# What the exercise asks
Word for word, copy all the data and drop the pictures.

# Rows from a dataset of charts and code
=-=-=-=-=
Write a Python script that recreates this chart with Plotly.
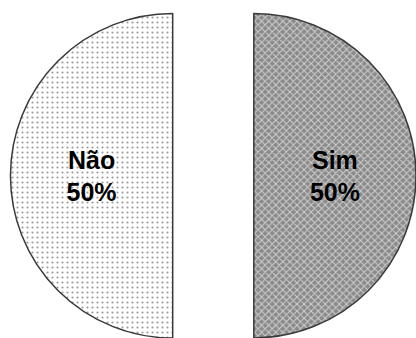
import plotly.graph_objects as go

labels = ["Sim", "Não"]
values = [50, 50]

line_col = "#3a3a3a"
font = dict(family="Liberation Sans, Arial, sans-serif", size=25, color="#000000")

fig = go.Figure()

# Right half: "Sim" (dark crosshatch)
fig.add_trace(go.Pie(
    labels=labels, values=values, sort=False, direction="clockwise", rotation=0,
    domain=dict(x=[(253.8 - 162.2) / 416, 1.0], y=[0, 0.96]),
    marker=dict(
        colors=["#8a8a8a", "rgba(0,0,0,0)"],
        line=dict(color=[line_col, "rgba(0,0,0,0)"], width=[1.5, 0]),
        pattern=dict(shape=["x", ""], bgcolor=["#8a8a8a", "rgba(0,0,0,0)"],
                     fgcolor=["#d2d2d2", "rgba(0,0,0,0)"], size=5, solidity=0.35),
    ),
    texttemplate=["<b>%{label}<br>%{percent}</b>", ""],
    textposition="inside", insidetextorientation="horizontal",
    insidetextfont=font, showlegend=False, hoverinfo="skip",
))

# Left half: "Não" (light dotted)
fig.add_trace(go.Pie(
    labels=labels, values=values, sort=False, direction="clockwise", rotation=0,
    domain=dict(x=[(172.7 - 162.5) / 416, (172.7 + 162.5) / 416], y=[0, 0.96]),
    marker=dict(
        colors=["rgba(0,0,0,0)", "#ffffff"],
        line=dict(color=["rgba(0,0,0,0)", line_col], width=[0, 1.5]),
        pattern=dict(shape=["", "."], bgcolor=["rgba(0,0,0,0)", "#ffffff"],
                     fgcolor=["rgba(0,0,0,0)", "#9a9a9a"], size=5, solidity=0.15),
    ),
    texttemplate=["", "<b>%{label}<br>%{percent}</b>"],
    textposition="inside", insidetextorientation="horizontal",
    insidetextfont=font, showlegend=False, hoverinfo="skip",
))

fig.update_layout(
    width=416, height=338,
    margin=dict(l=0, r=0, t=0, b=0),
    paper_bgcolor="white", plot_bgcolor="white",
)

fig.write_html("out.html")
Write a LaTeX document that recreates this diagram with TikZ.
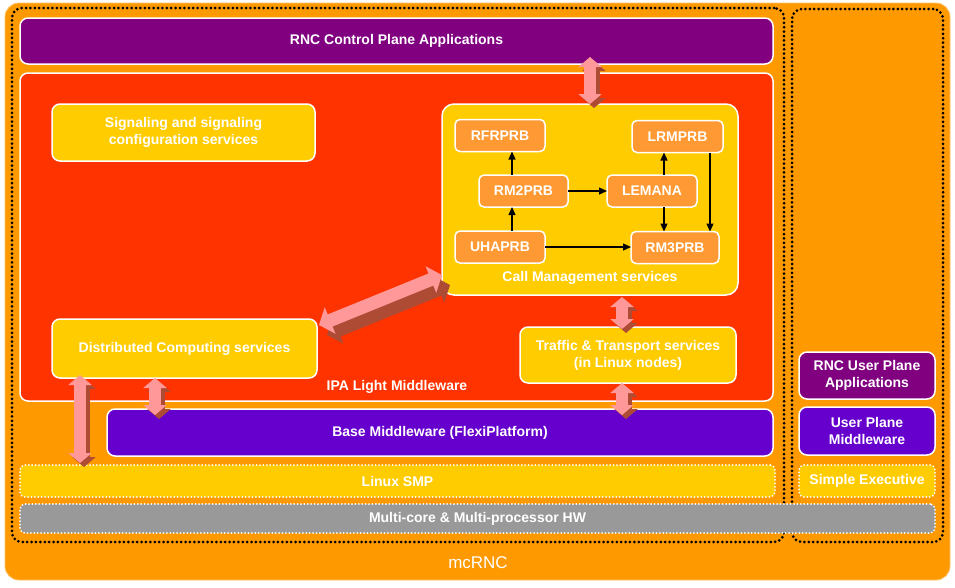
=-=-=-=-=
# Solution below
Write a Python script that recreates this chart with Plotly.
import plotly.graph_objects as go

labels = ["Sim", "Não"]
values = [50, 50]

line_col = "#3a3a3a"
font = dict(family="Liberation Sans, Arial, sans-serif", size=25, color="#000000")

fig = go.Figure()

# Right half: "Sim" (dark crosshatch)
fig.add_trace(go.Pie(
    labels=labels, values=values, sort=False, direction="clockwise", rotation=0,
    domain=dict(x=[(253.8 - 162.2) / 416, 1.0], y=[0, 0.96]),
    marker=dict(
        colors=["#8a8a8a", "rgba(0,0,0,0)"],
        line=dict(color=[line_col, "rgba(0,0,0,0)"], width=[1.5, 0]),
        pattern=dict(shape=["x", ""], bgcolor=["#8a8a8a", "rgba(0,0,0,0)"],
                     fgcolor=["#d2d2d2", "rgba(0,0,0,0)"], size=5, solidity=0.35),
    ),
    texttemplate=["<b>%{label}<br>%{percent}</b>", ""],
    textposition="inside", insidetextorientation="horizontal",
    insidetextfont=font, showlegend=False, hoverinfo="skip",
))

# Left half: "Não" (light dotted)
fig.add_trace(go.Pie(
    labels=labels, values=values, sort=False, direction="clockwise", rotation=0,
    domain=dict(x=[(172.7 - 162.5) / 416, (172.7 + 162.5) / 416], y=[0, 0.96]),
    marker=dict(
        colors=["rgba(0,0,0,0)", "#ffffff"],
        line=dict(color=["rgba(0,0,0,0)", line_col], width=[0, 1.5]),
        pattern=dict(shape=["", "."], bgcolor=["rgba(0,0,0,0)", "#ffffff"],
                     fgcolor=["rgba(0,0,0,0)", "#9a9a9a"], size=5, solidity=0.15),
    ),
    texttemplate=["", "<b>%{label}<br>%{percent}</b>"],
    textposition="inside", insidetextorientation="horizontal",
    insidetextfont=font, showlegend=False, hoverinfo="skip",
))

fig.update_layout(
    width=416, height=338,
    margin=dict(l=0, r=0, t=0, b=0),
    paper_bgcolor="white", plot_bgcolor="white",
)

fig.write_html("out.html")
Write a LaTeX document that recreates this diagram with TikZ.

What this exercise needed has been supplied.